I had no idea about the P90 trick. Good to know. My P90 guitar had an incredibly loud hum in my old apartment. Then we moved and redid the electrical in the new place. I now have a music room with its own dedicated breaker. The P90 guitar still has the loudest hum of my other single coil guitars but it’s much much more reasonable to the point that it doesn’t bother me most of the time. So I wonder if you guys experienced similar variability in the hum level?
 
I had no idea about the P90 trick. Good to know. My P90 guitar had an incredibly loud hum in my old apartment. Then we moved and redid the electrical in the new place. I now have a music room with its own dedicated breaker. The P90 guitar still has the loudest hum of my other single coil guitars but it’s much much more reasonable to the point that it doesn’t bother me most of the time. So I wonder if you guys experienced similar variability in the hum level?
I used to play a venue where single coil hum was as loud as the notes. Just awful.
A bridge P90 must be within 3mm of the strings to produce the typical snarl. It will be so hot and loud that the hum will be very quiet in comparison.
 
I used to play a venue where single coil hum was as loud as the notes.
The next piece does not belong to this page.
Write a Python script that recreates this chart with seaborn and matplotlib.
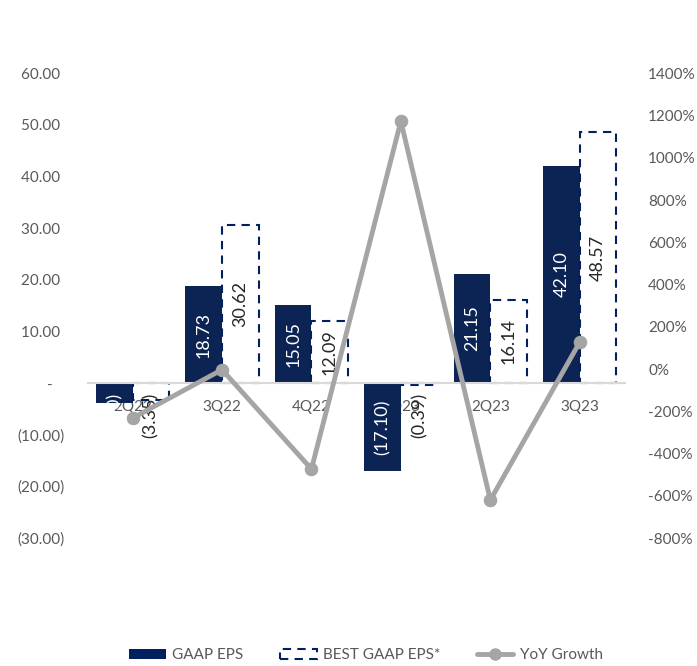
import pandas as pd
import numpy as np
import matplotlib.pyplot as plt
import seaborn as sns
from matplotlib.patches import Patch, Rectangle
from matplotlib.lines import Line2D

# chart data
quarters = ['2Q22', '3Q22', '4Q22', '1Q23', '2Q23', '3Q23']
gaap_eps = [-3.90, 18.73, 15.05, -17.10, 21.15, 42.10]
best_eps = [-3.35, 30.62, 12.09, -0.39, 16.14, 48.57]
yoy_growth = [-232, -3, -473, 1173, -620, 128]

left_ticks = [-30, -20, -10, 0, 10, 20, 30, 40, 50, 60]
right_ticks = [-800, -600, -400, -200, 0, 200, 400, 600, 800, 1000, 1200, 1400]

NAVY = '#002060'
GREY_LINE = '#A5A5A5'
TEXT = '#595959'

sns.set_style('white')
plt.rcParams['font.family'] = ['Lato', 'DejaVu Sans']
plt.rcParams['font.size'] = 11

df = pd.DataFrame({
    'quarter': quarters * 2,
    'eps': gaap_eps + best_eps,
    'series': ['GAAP EPS'] * 6 + ['BEST GAAP EPS*'] * 6,
})

fig = plt.figure(figsize=(6.97, 6.66), dpi=100)
ax = fig.add_axes([0.126, 0.192, 0.770, 0.698])

sns.barplot(data=df, x='quarter', y='eps', hue='series', order=quarters,
            hue_order=['GAAP EPS', 'BEST GAAP EPS*'],
            palette=[NAVY, NAVY], width=0.82, ax=ax, legend=False)

# restyle second series as dashed outline bars, label the bars
n = len(quarters)
for i, p in enumerate(ax.patches[:2 * n]):
    val = gaap_eps[i] if i < n else best_eps[i - n]
    if i >= n:
        p.set_facecolor('white')
        p.set_edgecolor(NAVY)
        p.set_linestyle((0, (4, 3)))
        p.set_linewidth(1.5)
        col = '#262626'
    else:
        p.set_edgecolor('none')
        col = 'white'
    txt = f'{val:.2f}' if val >= 0 else f'({abs(val):.2f})'
    xc = p.get_x() + p.get_width() / 2
    if abs(val) >= 8:
        # centred inside the bar
        ax.text(xc, val / 2, txt, rotation=90, ha='center', va='center',
                color=col, fontsize=13, zorder=5)
    else:
        # short bar: label hangs below the zero line
        ax.annotate(txt, (xc, 0), xytext=(0, -7), textcoords='offset points',
                    rotation=90, ha='center', va='top', color=col,
                    fontsize=13, zorder=5)

ax.set_ylim(-30, 60)
ax.set_xlim(-0.5, n - 0.5)
ax.set_yticks(left_ticks)


def left_fmt(v):
    if v == 0:
        return '-   '
    if v < 0:
        return f'({abs(v):.2f})'
    return f'{v:.2f} '


ax.set_yticklabels([left_fmt(v) for v in left_ticks])
ax.set_xlabel('')
ax.set_ylabel('')
for s in ['top', 'right', 'left']:
    ax.spines[s].set_visible(False)
ax.spines['bottom'].set_position(('data', 0))
ax.spines['bottom'].set_color('#D9D9D9')
ax.spines['bottom'].set_linewidth(1.5)
ax.tick_params(axis='x', length=0, pad=12, colors=TEXT, labelsize=11)
ax.tick_params(axis='y', length=0, pad=17, colors=TEXT, labelsize=11)

ax2 = ax.twinx()
sns.lineplot(x=np.arange(n), y=yoy_growth, ax=ax2, color=GREY_LINE,
             linewidth=3.5, marker='o', markersize=9,
             markeredgecolor=GREY_LINE, sort=False)
ax2.set_ylim(-800, 1400)
ax2.set_yticks(right_ticks)
ax2.set_yticklabels([f'{v}%' for v in right_ticks])
for s in ax2.spines.values():
    s.set_visible(False)
ax2.tick_params(axis='y', length=0, pad=17, colors=TEXT, labelsize=11)

handles = [
    Patch(facecolor=NAVY, edgecolor='none'),
    Rectangle((0, 0), 1, 1, facecolor='white', edgecolor=NAVY,
              linestyle=(0, (4, 3)), linewidth=1.5),
    Line2D([0], [0], color=GREY_LINE, linewidth=3.5, marker='o',
           markersize=8),
]
leg = fig.legend(handles, ['GAAP EPS', 'BEST GAAP EPS*', 'YoY Growth'],
                 loc='lower center', bbox_to_anchor=(0.525, -0.015), ncol=3,
                 frameon=False, fontsize=11, handlelength=2.4,
                 columnspacing=2.4, handletextpad=0.4)
for t in leg.get_texts():
    t.set_color(TEXT)

fig.savefig('out.png', dpi=100)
Just awful.
A bridge P90 must be within 3mm of the strings to produce the typical snarl. It will be so hot and loud that the hum will be very quiet in comparison.

There's one venue we play in Belfast that I have to use my prs. The noise with my tele or strat makes them completely unusable, my wah also picks up Belfast City Beat radio there! If it wasn't such a busy venue we'd just refuse to play there so I've ended up using humbuckers with no wah or fuzz for those gigs.